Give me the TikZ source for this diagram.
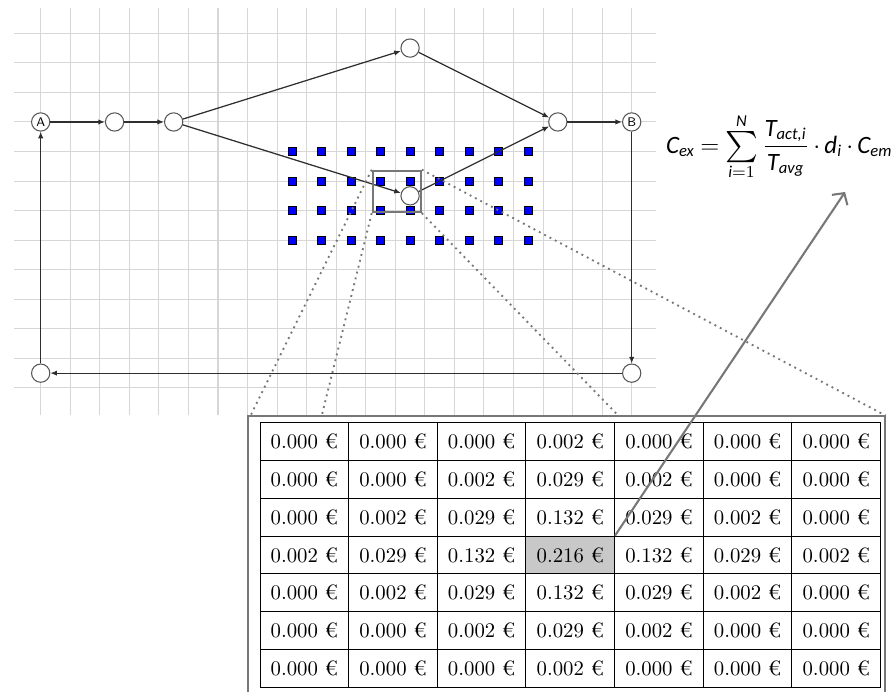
\documentclass[tikz,border=0pt]{standalone}
\definecolor{ZmGrid}{HTML}{D6D6D6}
\definecolor{ZmInk}{HTML}{2E2E2E}
\definecolor{ZmRing}{HTML}{555555}
\definecolor{ZmGray}{HTML}{777777}
\definecolor{ZmBlue}{HTML}{0000FF}
\definecolor{ZmShade}{HTML}{C8C8C8}
\usepackage{amsmath,amssymb}
\usepackage{graphicx}
\usepackage{fontspec}
\newfontfamily\eqfont{Carlito}
\newcommand{\ev}[1]{\text{\eqfont\itshape #1}}
\newcommand{\sumop}{\mathop{\vcenter{\hbox{\scalebox{1.25}{$\textstyle\sum$}}}}\limits}
\usepackage{tikz}
\usetikzlibrary{arrows.meta,positioning,calc}

\begin{document}
\begin{tikzpicture}[x=0.5cm,y=0.5cm,>={Latex[length=3.2pt,width=2.6pt]},
    waypt/.style={circle,draw=ZmRing,fill=white,line width=0.5pt,minimum size=8.8pt,inner sep=0pt,
      font=\sffamily\fontsize{6}{6}\selectfont},
    sensor/.style={rectangle,draw=black,line width=0.3pt,fill=ZmBlue,minimum size=3.9pt,inner sep=0pt},
    flow/.style={->,draw=ZmInk,line width=0.6pt},
    cell/.style={rectangle,draw=black,line width=0.45pt,minimum width=1.5cm,minimum height=0.6413cm,
      inner sep=0pt,font=\normalsize}]
    \useasboundingbox (-1.377,1.127) rectangle (28.775,-22.257);
    \foreach \i in {0,...,20}
      \draw[ZmGrid,line width=0.5pt] (\i,0.856) -- (\i,-12.92);
    \foreach \j in {0,...,12}
      \draw[ZmGrid,line width=0.5pt] (-0.9,-\j) -- (20.82,-\j);
    \foreach \sx in {8.5,9.5,...,16.5}
      \foreach \sy in {4,...,7}
        \node[sensor] (s-\sx-\sy) at (\sx,-\sy) {};
    \node[waypt] (ptA) at (0,-3) {A};
    \node[waypt] (w1) at (2.5,-3) {};
    \node[waypt] (w2) at (4.5,-3) {};
    \node[waypt] (wt) at (12.5,-0.5) {};
    \node[waypt] (wm) at (12.5,-5.5) {};
    \node[waypt] (wr) at (17.5,-3) {};
    \node[waypt] (ptB) at (20,-3) {B};
    \node[waypt] (wbr) at (20,-11.5) {};
    \node[waypt] (wbl) at (0,-11.5) {};
    \draw[flow] (ptA) -- (w1);
    \draw[flow] (w1) -- (w2);
    \draw[flow] (w2) -- (wt);
    \draw[flow] (w2) -- (wm);
    \draw[flow] (wt) -- (wr);
    \draw[flow] (wm) -- (wr);
    \draw[flow] (wr) -- (ptB);
    \draw[flow] (ptB) -- (wbr);
    \draw[flow] (wbr) -- (wbl);
    \draw[flow] (wbl) -- (ptA);
    \node[draw=ZmGray,line width=1pt,minimum width=0.8125cm,minimum height=0.7cm,inner sep=0pt]
      (zbox) at (12.05,-5.35) {};
    \draw[ZmGray,line width=1pt] (7.025,-22.4) -- (7.025,-12.94) -- (28.57,-12.94) -- (28.57,-22.4);
    \coordinate (q1) at (7.1,-12.94);
    \coordinate (q2) at (9.51,-12.94);
    \coordinate (q3) at (19.55,-12.94);
    \coordinate (q4) at (28.6,-12.94);
    \foreach \corner/\q in {north west/q1,south west/q2,south east/q3,north east/q4}
      \draw[ZmGray,dotted,line width=0.9pt] (zbox.\corner) -- (\q);
    \fill[ZmShade] (16.421,-17.012) rectangle +(3,-1.2826);
    \foreach \vals [count=\r] in {
        {0.000,0.000,0.000,0.002,0.000,0.000,0.000},
        {0.000,0.000,0.002,0.029,0.002,0.000,0.000},
        {0.000,0.002,0.029,0.132,0.029,0.002,0.000},
        {0.002,0.029,0.132,0.216,0.132,0.029,0.002},
        {0.000,0.002,0.029,0.132,0.029,0.002,0.000},
        {0.000,0.000,0.002,0.029,0.002,0.000,0.000},
        {0.000,0.000,0.000,0.002,0.000,0.000,0.000}}
      \foreach \v [count=\c] in \vals
        \node[cell] (t\r\c) at ({7.421+(\c-0.5)*3},{-13.164-(\r-0.5)*1.2826}) {\v~€};
    \coordinate (eqtip) at (27.22,-5.37);
    \draw[ZmGray,line width=1pt,-{Straight Barb[length=4pt,width=9pt,line width=1pt]}] (t44.north east) -- (eqtip);
    \node[anchor=west,inner sep=0pt,font=\fontsize{12}{14}\selectfont] (eq) at (21.15,-3.84)
      {$\thickmuskip=4mu \medmuskip=3mu \displaystyle \ev{C}_{\ev{ex}} = \sumop_{\ev{i}=1}^{\ev{N}} \frac{\ev{T}_{\ev{act,i}}}{\ev{T}_{\ev{avg}}} \cdot \ev{d}_{\ev{i}} \cdot \ev{C}_{\ev{em}}$};
  \end{tikzpicture}
\end{document}
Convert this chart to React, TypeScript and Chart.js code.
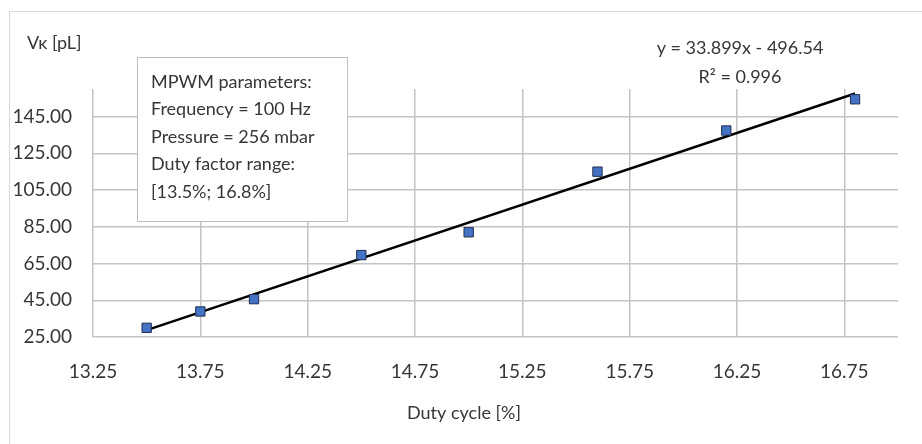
import React, { useEffect, useRef } from "react";
import { Chart, registerables } from "chart.js";

Chart.register(...registerables);

const dutyCycle = [13.5, 13.75, 14.0, 14.5, 15.0, 15.6, 16.2, 16.8];
const volume = [30.0, 38.9, 45.6, 69.6, 82.0, 115.0, 137.4, 154.4];

const xTickValues = [13.25, 13.75, 14.25, 14.75, 15.25, 15.75, 16.25, 16.75];
const yTickValues = [25, 45, 65, 85, 105, 125, 145];
const xRange = [13.25, 17.0];
const yRange = [25, 160];

const xTitle = "Duty cycle [%]";
const yTitle = "Vĸ [pL]";
const boxLines = [
  "MPWM parameters:",
  "Frequency = 100 Hz",
  "Pressure = 256 mbar",
  "Duty factor range:",
  "[13.5%; 16.8%]",
];
const equationLines = ["y = 33.899x - 496.54", "R² = 0.996"];

const FONT = "Lato, 'Open Sans', sans-serif";
const TEXT = "#363636";

function fitLine(xs: number[], ys: number[]) {
  const n = xs.length;
  const mx = xs.reduce((a, b) => a + b, 0) / n;
  const my = ys.reduce((a, b) => a + b, 0) / n;
  let sxy = 0;
  let sxx = 0;
  for (let i = 0; i < n; i++) {
    sxy += (xs[i] - mx) * (ys[i] - my);
    sxx += (xs[i] - mx) * (xs[i] - mx);
  }
  const slope = sxy / sxx;
  const intercept = my - slope * mx;
  const x0 = Math.min(...xs);
  const x1 = Math.max(...xs);
  return [
    { x: x0, y: slope * x0 + intercept },
    { x: x1, y: slope * x1 + intercept },
  ];
}

const decorPlugin = {
  id: "decor",
  beforeDraw(chart: any) {
    const ctx = chart.ctx;
    ctx.save();
    ctx.fillStyle = "#ffffff";
    ctx.fillRect(0, 0, chart.width, chart.height);
    ctx.strokeStyle = "#d9d9d9";
    ctx.lineWidth = 1;
    ctx.strokeRect(9.5, 11.5, chart.width + 20, chart.height + 20);
    ctx.restore();
  },
  afterDraw(chart: any) {
    const ctx = chart.ctx;
    ctx.save();
    ctx.fillStyle = TEXT;
    ctx.textBaseline = "middle";
    // y title
    ctx.font = `18px ${FONT}`;
    ctx.textAlign = "left";
    ctx.fillText(yTitle, 27, 43);
    // x title
    ctx.textAlign = "center";
    ctx.fillText(xTitle, 464, 413);
    // equation
    ctx.fillText(equationLines[0], 740, 48);
    ctx.fillText(equationLines[1], 740, 77);
    // text box
    ctx.fillStyle = "#ffffff";
    ctx.fillRect(137, 57, 210, 164);
    ctx.strokeStyle = "#bfbfbf";
    ctx.lineWidth = 1;
    ctx.strokeRect(137.5, 57.5, 210, 164);
    ctx.fillStyle = TEXT;
    ctx.textAlign = "left";
    boxLines.forEach((line, i) => {
      ctx.fillText(line, 151, 82 + i * 27.5);
    });
    ctx.restore();
  },
};

export default function App() {
  const ref = useRef<HTMLCanvasElement | null>(null);
  useEffect(() => {
    document.body.style.margin = "0";
    document.body.style.overflow = "hidden";
    const canvas = ref.current;
    if (!canvas) return;
    const trend = fitLine(dutyCycle, volume);
    const chart = new Chart(canvas, {
      type: "scatter",
      data: {
        datasets: [
          {
            type: "line",
            label: "Trend",
            data: trend,
            borderColor: "#000000",
            borderWidth: 2.5,
            pointRadius: 0,
            fill: false,
            order: 2,
          } as any,
          {
            label: "Vk",
            data: dutyCycle.map((x, i) => ({ x, y: volume[i] })),
            pointStyle: "rect",
            pointRadius: 6.6,
            backgroundColor: "#4472c4",
            borderColor: "#1f2d50",
            borderWidth: 1,
            order: 1,
          },
        ],
      },
      options: {
        animation: false,
        responsive: false,
        layout: { padding: { left: 0, top: 89, right: 24, bottom: 0 } },
        plugins: {
          legend: { display: false },
          tooltip: { enabled: false },
        },
        scales: {
          x: {
            type: "linear",
            min: xRange[0],
            max: xRange[1],
            afterBuildTicks: (s: any) => {
              s.ticks = xTickValues.map((v) => ({ value: v }));
            },
            afterFit: (s: any) => {
              s.height = 107;
            },
            grid: { color: "#c4c4c4", lineWidth: 1.5, drawTicks: false },
            border: { display: false },
            ticks: {
              padding: 23,
              color: TEXT,
              font: { family: FONT, size: 19 },
              maxRotation: 0,
              autoSkip: false,
              callback: (v: any) => Number(v).toFixed(2),
            },
          },
          y: {
            type: "linear",
            min: yRange[0],
            max: yRange[1],
            afterBuildTicks: (s: any) => {
              s.ticks = yTickValues.map((v) => ({ value: v }));
            },
            afterFit: (s: any) => {
              s.width = 93;
            },
            grid: { color: "#c4c4c4", lineWidth: 1.5, drawTicks: false },
            border: { display: false },
            ticks: {
              padding: 21,
              color: TEXT,
              font: { family: FONT, size: 19 },
              autoSkip: false,
              callback: (v: any) => Number(v).toFixed(2),
            },
          },
        },
      },
      plugins: [decorPlugin],
    });
    return () => chart.destroy();
  }, []);
  return (
    <div style={{ width: 922, height: 444 }}>
      <canvas ref={ref} width={922} height={444} style={{ display: "block" }} />
    </div>
  );
}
▬▬▬▬▬▬▬▬▬▬
With the pictures removed from your copy, retype the lines above from the one that contains "Convert this chart" through the one that contains "const yRange = [25, 160];", exactly.

Convert this chart to React, TypeScript and Chart.js code.
import React, { useEffect, useRef } from "react";
import { Chart, registerables } from "chart.js";

Chart.register(...registerables);

const dutyCycle = [13.5, 13.75, 14.0, 14.5, 15.0, 15.6, 16.2, 16.8];
const volume = [30.0, 38.9, 45.6, 69.6, 82.0, 115.0, 137.4, 154.4];

const xTickValues = [13.25, 13.75, 14.25, 14.75, 15.25, 15.75, 16.25, 16.75];
const yTickValues = [25, 45, 65, 85, 105, 125, 145];
const xRange = [13.25, 17.0];
const yRange = [25, 160];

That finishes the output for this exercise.